--- Begin Given data ---
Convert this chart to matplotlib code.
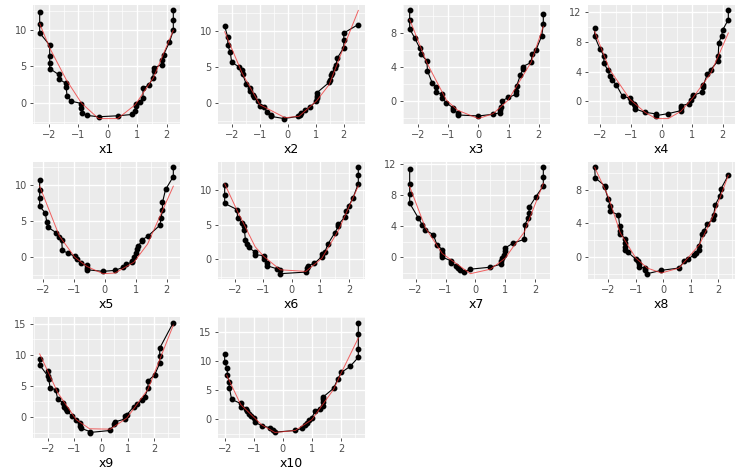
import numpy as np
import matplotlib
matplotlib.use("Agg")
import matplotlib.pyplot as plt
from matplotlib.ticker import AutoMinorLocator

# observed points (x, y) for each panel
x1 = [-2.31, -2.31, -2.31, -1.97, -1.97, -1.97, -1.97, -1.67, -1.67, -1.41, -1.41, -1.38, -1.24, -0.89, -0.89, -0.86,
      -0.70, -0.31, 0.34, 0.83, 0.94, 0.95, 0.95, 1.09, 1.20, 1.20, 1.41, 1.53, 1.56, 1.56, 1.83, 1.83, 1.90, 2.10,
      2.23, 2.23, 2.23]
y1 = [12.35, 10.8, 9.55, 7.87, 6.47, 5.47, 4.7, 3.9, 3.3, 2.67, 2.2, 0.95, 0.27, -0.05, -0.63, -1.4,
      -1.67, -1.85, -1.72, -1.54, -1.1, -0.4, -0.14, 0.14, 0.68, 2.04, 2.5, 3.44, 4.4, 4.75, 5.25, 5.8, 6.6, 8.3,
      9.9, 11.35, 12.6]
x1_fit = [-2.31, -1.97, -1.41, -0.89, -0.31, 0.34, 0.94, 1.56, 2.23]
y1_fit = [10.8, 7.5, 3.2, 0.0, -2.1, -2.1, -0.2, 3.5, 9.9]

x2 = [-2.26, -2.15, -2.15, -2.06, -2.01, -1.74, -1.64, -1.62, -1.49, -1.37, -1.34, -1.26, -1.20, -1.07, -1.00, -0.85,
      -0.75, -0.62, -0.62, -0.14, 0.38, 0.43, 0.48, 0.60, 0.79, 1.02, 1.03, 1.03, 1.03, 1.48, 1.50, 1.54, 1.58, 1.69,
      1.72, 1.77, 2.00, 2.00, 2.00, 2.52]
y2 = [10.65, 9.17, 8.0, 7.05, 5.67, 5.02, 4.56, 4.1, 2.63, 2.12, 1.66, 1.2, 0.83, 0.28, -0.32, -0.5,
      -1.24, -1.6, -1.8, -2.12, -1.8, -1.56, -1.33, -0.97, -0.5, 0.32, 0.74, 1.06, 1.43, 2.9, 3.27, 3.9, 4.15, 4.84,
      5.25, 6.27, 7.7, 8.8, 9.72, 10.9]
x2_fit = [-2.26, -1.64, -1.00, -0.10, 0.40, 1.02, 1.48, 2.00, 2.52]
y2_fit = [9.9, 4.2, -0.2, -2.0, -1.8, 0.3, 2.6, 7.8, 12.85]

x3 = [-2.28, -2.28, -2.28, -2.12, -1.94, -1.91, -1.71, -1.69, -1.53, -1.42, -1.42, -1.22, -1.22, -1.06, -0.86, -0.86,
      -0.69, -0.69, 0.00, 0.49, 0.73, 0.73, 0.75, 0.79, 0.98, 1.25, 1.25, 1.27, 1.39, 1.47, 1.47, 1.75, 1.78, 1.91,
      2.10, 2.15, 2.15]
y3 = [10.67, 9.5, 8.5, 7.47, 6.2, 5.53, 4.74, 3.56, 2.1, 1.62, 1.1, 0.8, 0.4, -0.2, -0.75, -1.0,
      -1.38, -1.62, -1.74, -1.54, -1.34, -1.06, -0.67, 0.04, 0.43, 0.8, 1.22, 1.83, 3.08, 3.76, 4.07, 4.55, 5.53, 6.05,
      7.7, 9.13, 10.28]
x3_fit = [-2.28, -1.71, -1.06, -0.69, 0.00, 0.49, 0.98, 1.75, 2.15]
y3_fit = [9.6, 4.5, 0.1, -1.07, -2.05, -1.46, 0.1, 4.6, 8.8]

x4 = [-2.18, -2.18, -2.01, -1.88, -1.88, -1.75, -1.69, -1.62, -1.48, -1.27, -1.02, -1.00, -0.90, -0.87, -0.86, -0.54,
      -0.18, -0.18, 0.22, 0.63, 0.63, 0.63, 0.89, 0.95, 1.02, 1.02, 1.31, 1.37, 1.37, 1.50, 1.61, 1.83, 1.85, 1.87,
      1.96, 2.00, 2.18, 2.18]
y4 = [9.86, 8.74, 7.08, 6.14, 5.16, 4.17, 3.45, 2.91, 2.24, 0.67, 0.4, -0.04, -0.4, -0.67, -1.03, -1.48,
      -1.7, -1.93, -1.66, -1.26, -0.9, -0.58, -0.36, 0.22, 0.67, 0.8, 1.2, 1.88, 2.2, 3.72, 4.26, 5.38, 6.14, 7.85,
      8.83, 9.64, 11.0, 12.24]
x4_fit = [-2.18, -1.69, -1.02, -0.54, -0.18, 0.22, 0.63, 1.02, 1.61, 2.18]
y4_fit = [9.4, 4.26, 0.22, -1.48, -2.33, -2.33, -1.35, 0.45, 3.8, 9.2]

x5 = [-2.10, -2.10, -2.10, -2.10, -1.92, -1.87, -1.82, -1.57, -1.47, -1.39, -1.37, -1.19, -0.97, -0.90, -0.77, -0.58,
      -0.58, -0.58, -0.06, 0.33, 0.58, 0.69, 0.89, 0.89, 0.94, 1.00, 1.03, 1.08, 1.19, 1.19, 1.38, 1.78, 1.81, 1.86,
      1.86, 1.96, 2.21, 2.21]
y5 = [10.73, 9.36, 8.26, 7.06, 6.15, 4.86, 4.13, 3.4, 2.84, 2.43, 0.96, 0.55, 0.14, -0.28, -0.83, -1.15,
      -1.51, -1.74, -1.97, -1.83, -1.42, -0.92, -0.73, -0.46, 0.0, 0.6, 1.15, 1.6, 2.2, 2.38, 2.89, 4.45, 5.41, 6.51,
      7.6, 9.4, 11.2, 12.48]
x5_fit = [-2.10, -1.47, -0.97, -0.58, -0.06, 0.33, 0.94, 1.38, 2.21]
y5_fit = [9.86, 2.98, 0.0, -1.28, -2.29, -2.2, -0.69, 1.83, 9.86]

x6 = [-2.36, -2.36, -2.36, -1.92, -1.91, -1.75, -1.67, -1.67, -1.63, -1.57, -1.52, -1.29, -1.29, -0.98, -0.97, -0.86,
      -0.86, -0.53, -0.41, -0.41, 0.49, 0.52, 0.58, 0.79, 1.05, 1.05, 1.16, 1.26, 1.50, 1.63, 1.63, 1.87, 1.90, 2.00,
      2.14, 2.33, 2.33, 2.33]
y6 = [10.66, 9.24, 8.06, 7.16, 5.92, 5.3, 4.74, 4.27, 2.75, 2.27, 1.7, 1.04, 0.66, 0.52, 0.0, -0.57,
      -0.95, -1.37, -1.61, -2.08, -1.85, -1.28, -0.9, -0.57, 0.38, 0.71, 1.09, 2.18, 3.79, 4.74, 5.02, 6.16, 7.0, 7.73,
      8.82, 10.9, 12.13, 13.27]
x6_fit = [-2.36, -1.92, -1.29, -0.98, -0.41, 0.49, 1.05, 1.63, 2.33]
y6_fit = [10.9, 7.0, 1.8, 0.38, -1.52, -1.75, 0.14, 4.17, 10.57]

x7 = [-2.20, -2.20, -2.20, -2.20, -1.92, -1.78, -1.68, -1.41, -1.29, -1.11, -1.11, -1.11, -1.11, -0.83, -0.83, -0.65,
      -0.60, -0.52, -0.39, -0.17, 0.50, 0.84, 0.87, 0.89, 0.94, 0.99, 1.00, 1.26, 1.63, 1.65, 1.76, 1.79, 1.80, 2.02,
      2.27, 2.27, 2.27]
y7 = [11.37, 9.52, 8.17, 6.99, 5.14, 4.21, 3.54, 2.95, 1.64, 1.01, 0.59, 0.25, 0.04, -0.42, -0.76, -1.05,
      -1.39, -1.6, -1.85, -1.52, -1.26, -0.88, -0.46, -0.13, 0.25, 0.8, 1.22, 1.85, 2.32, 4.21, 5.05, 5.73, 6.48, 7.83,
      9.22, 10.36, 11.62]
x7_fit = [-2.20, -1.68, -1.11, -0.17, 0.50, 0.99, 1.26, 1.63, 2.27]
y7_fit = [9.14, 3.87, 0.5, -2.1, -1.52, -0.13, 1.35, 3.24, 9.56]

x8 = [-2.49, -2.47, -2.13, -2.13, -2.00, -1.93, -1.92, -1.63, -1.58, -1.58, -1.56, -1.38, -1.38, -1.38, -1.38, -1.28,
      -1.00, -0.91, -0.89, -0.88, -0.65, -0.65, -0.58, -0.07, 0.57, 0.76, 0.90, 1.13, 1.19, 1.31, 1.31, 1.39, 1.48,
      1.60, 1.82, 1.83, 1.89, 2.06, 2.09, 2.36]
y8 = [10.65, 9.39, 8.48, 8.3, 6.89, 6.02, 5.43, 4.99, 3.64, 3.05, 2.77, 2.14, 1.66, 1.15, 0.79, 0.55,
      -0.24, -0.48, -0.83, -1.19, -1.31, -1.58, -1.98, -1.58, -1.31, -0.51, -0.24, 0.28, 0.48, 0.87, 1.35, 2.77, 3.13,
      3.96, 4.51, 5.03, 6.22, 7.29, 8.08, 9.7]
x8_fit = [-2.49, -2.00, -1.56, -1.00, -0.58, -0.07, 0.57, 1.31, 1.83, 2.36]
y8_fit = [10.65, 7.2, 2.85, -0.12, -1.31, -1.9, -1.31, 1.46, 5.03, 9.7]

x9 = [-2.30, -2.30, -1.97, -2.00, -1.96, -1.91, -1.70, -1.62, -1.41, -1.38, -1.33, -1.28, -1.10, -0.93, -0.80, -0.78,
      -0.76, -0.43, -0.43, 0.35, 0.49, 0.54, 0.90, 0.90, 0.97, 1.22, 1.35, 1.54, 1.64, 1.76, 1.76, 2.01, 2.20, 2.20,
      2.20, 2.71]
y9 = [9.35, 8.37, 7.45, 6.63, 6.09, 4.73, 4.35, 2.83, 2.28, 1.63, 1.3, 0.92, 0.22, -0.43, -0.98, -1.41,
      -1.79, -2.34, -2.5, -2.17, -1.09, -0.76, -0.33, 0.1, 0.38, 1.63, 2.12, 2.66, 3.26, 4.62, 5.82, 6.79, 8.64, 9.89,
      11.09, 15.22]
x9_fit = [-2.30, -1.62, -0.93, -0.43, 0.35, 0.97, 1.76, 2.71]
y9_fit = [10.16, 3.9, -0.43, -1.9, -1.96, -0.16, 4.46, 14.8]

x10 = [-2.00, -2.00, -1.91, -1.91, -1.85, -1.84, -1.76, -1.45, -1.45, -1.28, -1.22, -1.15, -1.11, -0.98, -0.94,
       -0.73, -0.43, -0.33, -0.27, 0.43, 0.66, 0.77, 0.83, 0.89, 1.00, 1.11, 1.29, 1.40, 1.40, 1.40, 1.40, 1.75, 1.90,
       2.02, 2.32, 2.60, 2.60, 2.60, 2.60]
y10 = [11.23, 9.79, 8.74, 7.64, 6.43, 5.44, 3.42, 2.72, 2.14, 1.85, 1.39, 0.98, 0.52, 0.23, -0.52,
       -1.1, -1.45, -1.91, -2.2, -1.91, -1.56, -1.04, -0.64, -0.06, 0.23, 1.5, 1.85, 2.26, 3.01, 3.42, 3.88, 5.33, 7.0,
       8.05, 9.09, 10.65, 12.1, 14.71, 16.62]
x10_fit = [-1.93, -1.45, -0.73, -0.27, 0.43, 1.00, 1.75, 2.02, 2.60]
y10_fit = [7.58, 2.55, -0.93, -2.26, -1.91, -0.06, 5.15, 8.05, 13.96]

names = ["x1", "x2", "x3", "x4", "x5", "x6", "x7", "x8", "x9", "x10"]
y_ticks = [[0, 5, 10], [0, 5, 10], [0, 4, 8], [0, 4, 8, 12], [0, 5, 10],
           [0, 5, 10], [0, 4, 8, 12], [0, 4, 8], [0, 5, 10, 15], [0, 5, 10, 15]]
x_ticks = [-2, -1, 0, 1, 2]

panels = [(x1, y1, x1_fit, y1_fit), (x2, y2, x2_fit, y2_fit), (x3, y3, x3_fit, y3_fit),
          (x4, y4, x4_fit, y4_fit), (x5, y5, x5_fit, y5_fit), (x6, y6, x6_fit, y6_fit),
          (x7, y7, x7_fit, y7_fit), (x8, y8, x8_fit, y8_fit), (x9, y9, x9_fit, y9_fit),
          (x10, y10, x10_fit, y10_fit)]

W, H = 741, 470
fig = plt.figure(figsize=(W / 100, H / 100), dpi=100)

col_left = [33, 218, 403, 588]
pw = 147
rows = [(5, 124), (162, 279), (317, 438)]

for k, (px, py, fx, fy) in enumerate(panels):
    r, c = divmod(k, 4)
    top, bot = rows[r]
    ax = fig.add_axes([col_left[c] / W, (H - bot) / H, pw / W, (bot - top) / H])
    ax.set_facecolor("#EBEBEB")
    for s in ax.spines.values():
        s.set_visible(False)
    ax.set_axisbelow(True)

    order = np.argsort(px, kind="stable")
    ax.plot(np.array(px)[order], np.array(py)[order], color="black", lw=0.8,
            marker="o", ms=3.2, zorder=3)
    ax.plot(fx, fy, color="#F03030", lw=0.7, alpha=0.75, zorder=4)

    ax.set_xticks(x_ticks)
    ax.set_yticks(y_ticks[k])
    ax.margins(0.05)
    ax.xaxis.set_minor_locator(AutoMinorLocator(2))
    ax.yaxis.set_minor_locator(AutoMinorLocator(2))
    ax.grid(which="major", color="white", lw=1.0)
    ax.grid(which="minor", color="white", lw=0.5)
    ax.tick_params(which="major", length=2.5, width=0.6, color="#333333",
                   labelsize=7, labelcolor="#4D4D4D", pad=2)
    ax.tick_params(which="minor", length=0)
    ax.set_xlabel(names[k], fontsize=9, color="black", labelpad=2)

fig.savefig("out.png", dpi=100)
--- End Given data ---
--- Begin Given data ---
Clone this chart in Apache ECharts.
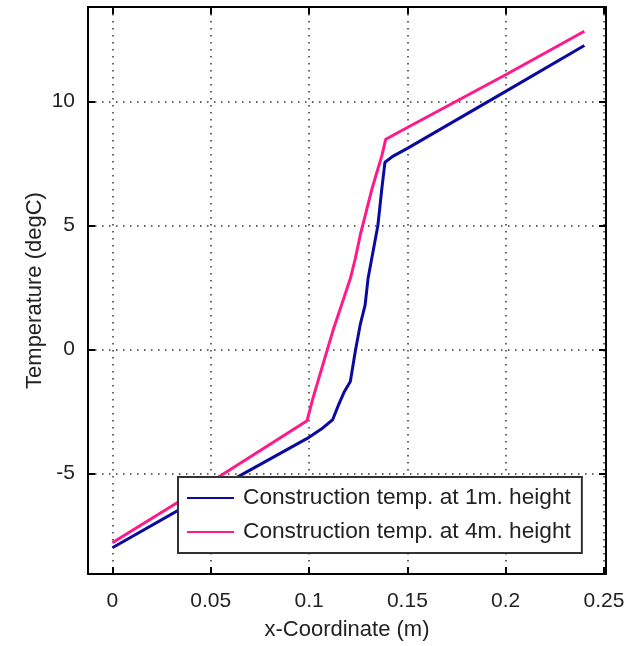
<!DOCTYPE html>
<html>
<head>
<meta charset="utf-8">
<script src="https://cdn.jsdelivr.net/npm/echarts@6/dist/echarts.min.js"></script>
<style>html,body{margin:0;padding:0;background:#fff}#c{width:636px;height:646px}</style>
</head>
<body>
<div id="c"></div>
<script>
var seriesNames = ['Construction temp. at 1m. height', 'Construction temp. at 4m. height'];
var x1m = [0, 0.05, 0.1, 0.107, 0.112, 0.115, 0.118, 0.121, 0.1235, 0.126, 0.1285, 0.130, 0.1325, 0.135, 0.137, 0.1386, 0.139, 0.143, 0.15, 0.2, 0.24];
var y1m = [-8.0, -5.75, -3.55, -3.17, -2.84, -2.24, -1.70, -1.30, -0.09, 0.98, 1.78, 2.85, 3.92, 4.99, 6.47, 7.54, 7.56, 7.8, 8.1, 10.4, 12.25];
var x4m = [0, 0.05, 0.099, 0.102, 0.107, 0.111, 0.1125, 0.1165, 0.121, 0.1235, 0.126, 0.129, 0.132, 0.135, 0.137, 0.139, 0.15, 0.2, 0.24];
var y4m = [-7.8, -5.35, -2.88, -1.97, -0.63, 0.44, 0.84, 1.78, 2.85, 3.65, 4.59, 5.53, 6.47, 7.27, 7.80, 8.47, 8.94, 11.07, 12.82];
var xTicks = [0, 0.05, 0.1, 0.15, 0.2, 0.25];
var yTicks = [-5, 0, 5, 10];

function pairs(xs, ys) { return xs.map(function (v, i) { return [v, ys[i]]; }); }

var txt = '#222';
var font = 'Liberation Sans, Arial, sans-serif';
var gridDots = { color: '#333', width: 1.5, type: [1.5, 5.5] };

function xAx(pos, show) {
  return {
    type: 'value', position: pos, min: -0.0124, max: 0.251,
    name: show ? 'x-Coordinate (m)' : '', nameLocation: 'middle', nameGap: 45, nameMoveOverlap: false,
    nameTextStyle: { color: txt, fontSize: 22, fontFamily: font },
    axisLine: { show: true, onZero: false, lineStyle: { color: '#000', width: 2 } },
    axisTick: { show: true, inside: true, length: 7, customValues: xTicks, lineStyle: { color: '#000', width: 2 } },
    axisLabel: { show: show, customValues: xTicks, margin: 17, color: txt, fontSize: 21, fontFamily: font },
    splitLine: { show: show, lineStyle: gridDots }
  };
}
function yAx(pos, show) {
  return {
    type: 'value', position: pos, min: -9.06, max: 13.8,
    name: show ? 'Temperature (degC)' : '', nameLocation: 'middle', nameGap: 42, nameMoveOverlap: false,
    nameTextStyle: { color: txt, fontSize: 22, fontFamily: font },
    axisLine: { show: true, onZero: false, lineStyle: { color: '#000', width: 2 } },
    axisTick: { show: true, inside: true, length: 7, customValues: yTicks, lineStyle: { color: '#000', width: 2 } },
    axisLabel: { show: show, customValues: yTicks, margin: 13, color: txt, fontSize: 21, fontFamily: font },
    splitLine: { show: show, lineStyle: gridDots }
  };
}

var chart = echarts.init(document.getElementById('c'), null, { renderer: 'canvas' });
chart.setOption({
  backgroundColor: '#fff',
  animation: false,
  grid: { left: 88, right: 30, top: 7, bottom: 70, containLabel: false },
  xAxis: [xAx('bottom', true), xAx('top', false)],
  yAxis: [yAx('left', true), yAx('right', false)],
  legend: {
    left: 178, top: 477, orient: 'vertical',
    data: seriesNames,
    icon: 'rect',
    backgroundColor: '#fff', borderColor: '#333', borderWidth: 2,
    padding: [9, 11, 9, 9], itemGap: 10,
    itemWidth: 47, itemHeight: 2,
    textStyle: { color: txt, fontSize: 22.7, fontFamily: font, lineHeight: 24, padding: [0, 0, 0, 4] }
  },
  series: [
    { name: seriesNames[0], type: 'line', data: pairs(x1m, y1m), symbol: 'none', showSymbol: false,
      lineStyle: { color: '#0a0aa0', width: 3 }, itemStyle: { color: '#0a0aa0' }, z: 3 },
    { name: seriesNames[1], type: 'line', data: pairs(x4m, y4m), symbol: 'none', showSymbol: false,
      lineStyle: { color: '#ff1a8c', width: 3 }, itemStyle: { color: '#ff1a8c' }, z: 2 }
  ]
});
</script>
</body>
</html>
--- End Given data ---
◆ The problem
Pick out the part that begins with the line containing "Clone this chart in Apache ECharts." and finishes with the line containing "type: [1.5, 5.5]", both included. Restate it exactly, without images.

◆ Full output
Clone this chart in Apache ECharts.
<!DOCTYPE html>
<html>
<head>
<meta charset="utf-8">
<script src="https://cdn.jsdelivr.net/npm/echarts@6/dist/echarts.min.js"></script>
<style>html,body{margin:0;padding:0;background:#fff}#c{width:636px;height:646px}</style>
</head>
<body>
<div id="c"></div>
<script>
var seriesNames = ['Construction temp. at 1m. height', 'Construction temp. at 4m. height'];
var x1m = [0, 0.05, 0.1, 0.107, 0.112, 0.115, 0.118, 0.121, 0.1235, 0.126, 0.1285, 0.130, 0.1325, 0.135, 0.137, 0.1386, 0.139, 0.143, 0.15, 0.2, 0.24];
var y1m = [-8.0, -5.75, -3.55, -3.17, -2.84, -2.24, -1.70, -1.30, -0.09, 0.98, 1.78, 2.85, 3.92, 4.99, 6.47, 7.54, 7.56, 7.8, 8.1, 10.4, 12.25];
var x4m = [0, 0.05, 0.099, 0.102, 0.107, 0.111, 0.1125, 0.1165, 0.121, 0.1235, 0.126, 0.129, 0.132, 0.135, 0.137, 0.139, 0.15, 0.2, 0.24];
var y4m = [-7.8, -5.35, -2.88, -1.97, -0.63, 0.44, 0.84, 1.78, 2.85, 3.65, 4.59, 5.53, 6.47, 7.27, 7.80, 8.47, 8.94, 11.07, 12.82];
var xTicks = [0, 0.05, 0.1, 0.15, 0.2, 0.25];
var yTicks = [-5, 0, 5, 10];

function pairs(xs, ys) { return xs.map(function (v, i) { return [v, ys[i]]; }); }

var txt = '#222';
var font = 'Liberation Sans, Arial, sans-serif';
var gridDots = { color: '#333', width: 1.5, type: [1.5, 5.5] };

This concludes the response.